- Episode no.: Season 1 Episode 2
- Directed by: Jack Bender
- Written by: Rick Cleveland
- Original air date: July 1, 2013

Episode chronology
| ← Previous "Pilot" | Next → "Manhunt" |
- Under the Dome (season 1)

= The Fire (Under the Dome) =

"The Fire" is the second episode of the first season of the CBS drama Under the Dome. The episode aired on July 1, 2013.

==Plot==
Linda tries to keep her emotions intact following Duke's death, after discovering he has left her everything in his will, including his house and savings. Elsewhere, Barbie realizes he left his dog tags at the cabin where he killed Julia's husband Peter, and heads back to retrieve them, but is ambushed by Junior who continues to believe Angie is sexually involved with him.

At the radio station, Dodee (Jolene Purdy) and Phil (Nicholas Strong) pick up a military frequency, and overhear them discussing the 'dome'. Julia, on a hunt for some answers, commandeers the microphone to broadcast the information. While exploring, Joe and his friend Ben notice that a small part of a stream of water (a hose operated by the military) escapes through the dome.

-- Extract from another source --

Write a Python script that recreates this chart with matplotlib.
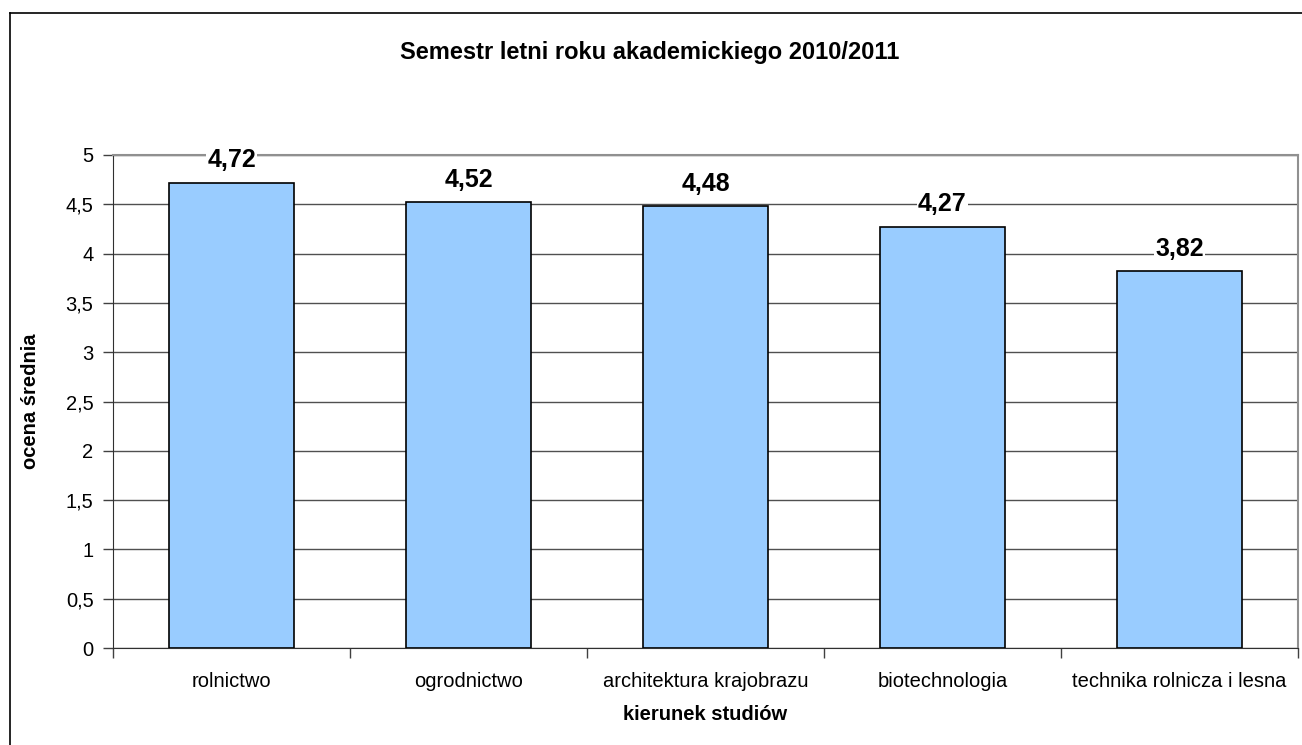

Meanwhile, Big Jim (Dean Norris) has Reverend Coggins (Ned Bellamy) destroy the propane shipment records at Sheriff Duke's house, but Coggins accidentally starts a large fire while burning the evidence. Linda hears Coggins yell for help and pulls him out of the house, but the fire spreads when a nearby propane tank explodes, forcing the town to rally together to form a bucket brigade. Though Big Jim had ignored Coggins’ cries for help before anyone arrived on the scene, in front of the town he uses a tractor to contain the fire. The fire is later successfully put out, with the town rejoicing in their efforts to stay strong.

Moments later however, a hysterical Deputy Paul (Kevin Sizemore) shoots his gun at the dome, but the bullet ricochets off it and hits Deputy Freddy (Joe Knezevich), killing him.

==Reception==
===Ratings===
The episode was watched by 11.81 million American viewers with an 18–49 rating/share of 2.9/8. This is down from the pilot episode, but placed first for the night as the most watched and highest rated show.

===Critical reception===
The episode received mixed to negative reviews from critics. Matt Fowler of IGN gave the episode a mixed to negative review, commenting on the lack of character build, saying, "Everything character-wise, at this point, is mostly surface level – with everyone pretty much just acting out in panic mode and very little room to go into their back-stories any further. Lost solved this (and I'll try not to keep bringing up Lost) with really well-crafted flashbacks, and although character flashbacks have been done to death on Lost-esque shows (or at least J. J. Abrams produced ones) since then, I feel like some of these folks would benefit from them." Tim Surrette of TV.com gave the episode a negative review, saying, "[The] pilot was entertaining, but it did show signs that it wasn't the start of a great series. Junior's kidnapping of Angie, the episode's stress on non-dome side stories, and broadly painted characters really dragged down the second half of the premiere after a pretty solid start."

Darren Franich of Entertainment Weekly gave the episode a mixed to positive review, saying, "This was a solid and world-buildy second outing for Under the Dome. The episode mostly served to further establish the boundaries of the New Dome Order; not much happened until the end, but it seems like the final act will have serious reverberations throughout the town."

Andrea Reiher of Zap2it acknowledged the changes from the book and episode, specifically Big Jim's storyline, saying, "Big Jim's true nature (true-true nature) is seemingly on a much slow burn for the series. In the book, Big Jim goes from wannabe BMOC to psychopath in fairly short order. The series seems to be making the character more multi-faceted and certainly not as scarily evil as the Rennie of the book. It makes sense—the show wants to be on for more than one summer (and it will be, if the ratings continue like they were for the premiere), so the writers can't blow it too early with having Big Jim go from zero to sixty in three episodes. But the slowed down evolution of Big Jim might also bring a lot more sympathy to the character, a change we think could be interesting to watch."